A mis queridos Héctor y Jorge.
Imaginemos por un momento que a los narcotraficantes, justo como sucedió con los traficantes de alcohol durante la prohibición estadounidense, se acaba despenalizando las tan dañinas sustancias con las que dichos criminales han acumulado sus desorbitantes fortunas. La consecuente pregunta sería obvia: ¿Qué harían aquellos miles (si no es que millones) de criminales recién desempleados, sin un centavo en el bolsillo y sin escrúpulos en el alma?
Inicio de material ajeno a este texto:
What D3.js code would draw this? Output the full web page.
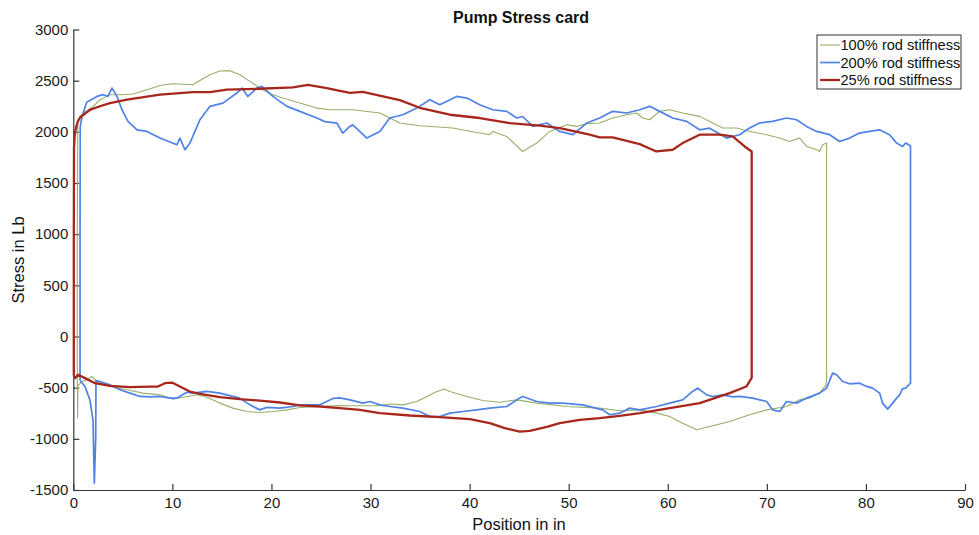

La respuesta es tan sencilla como aterradora: la gran mayoría de ellos continuar delinquiendo por medio del robo con violencia, el tráfico de personas, el secuestro y demás prácticas tan diabólicas como redituables. Por lo tanto, no es extraño que nuestra razón y nuestro instinto de supervivencia nos alerten a la hora de debatir sobre estos temas diciendo que “más vale malo por conocido que bueno por conocer”, o, más precisamente, que “si no sabes cómo arreglar un problema, mejor ni le muevas, que vaya que lo puedes dejar peor de como estaba”, pues todos preferimos (claro, pudiendo escoger tan sólo entre Guatemala y Guatepeor, por supuesto) que los ultraviolentos se enriquezcan a costa de los pobres drogadictos del país, a que lo hagan a costa de la vida de nuestros hijos.
Pero cuidado, que es justamente por lo verdadera que resulta ésta última afirmación que a una república le cuesta mucho más trabajo castigar a aquellos (los narcos) que colaboran en la destrucción de los otros (los drogadictos) que se esmeran en autodestruirse, que, por ejemplo, penalizar a aquellos que de plano violan y asesinan a nuestros niños y jóvenes con el único propósito de ganarse uno o varios centavos. ¿Sí me explico? Y ese trabajo adicional le cuesta a la república debido a la carencia de apoyo del pueblo que la primera prohibición suele acuñar en relación con la segunda.
Si no me crees, pregúntatelo con honestidad a ti mismo: si sólo pudieras prohibir con éxito una sola cosa, ¿qué prohibirías: el secuestro de gente buena e inocente o que un vago le venda un cigarrillo de marihuana a otro vago adulto, adquiriéndolo éste último de manera francamente voluntaria? Bueno, pues déjame decirte que, si te inclinaste en prohibir lo segundo en vez de lo primero, con toda confianza puedes contactarme para que te pase el teléfono de mi psiquiatra, que en el mejor de los casos ello significaría que te falta un tornillo (pero no te apures, que a mí se me han perdido un mínimo de tres, y eso tan sólo en lo que va del año), porque hay de males a males, y el uno en definitiva no se compara con el otro (aunque ambos, evidentemente, son actos cargados de serios niveles de malevolencia, sin lugar a dudas).
Así que, en efecto, si despenalizáramos las drogas, como ya los datos empíricos nos lo han revelado, la población civil viviría una temible y desgarradora alza en los secuestros y demás crímenes mayores, pero ésta sería temporal, puesto que el gobierno, con el total apoyo de la inmensa mayoría de la población, se uniría gustoso y con éxito a la cruzada para acabar de raíz con tan aberrantes criminales, porque incluso el loco y cobarde de yo te garantiza que, bajo dichas circunstancias, con todo gusto sacrificaría su vida si con ello pudiera aunque sea inspirar a un solo iluso para intentar salvar a nuestros niños y demás conciudadanos inocentes de las garras de esos seres ultraviolentos, que, para desgracia suya y de todos los suyos, son seres humanos que, objetivamente hablando, harían mucho menos daño muertos que vivos.
Posdata: si tú, respetable lector, eres uno de esos monstruosos seres ultraviolentos, no la chingues y reflexiona en eso que te digo: ¿en serio no te cala saber que le haces más bien al mundo muerto que vivo? ¡Bueno, caramba, pues entonces a ponerse las pilas, que dicen por ahí que nunca es tarde para dejar de hacer estupideces o maldades!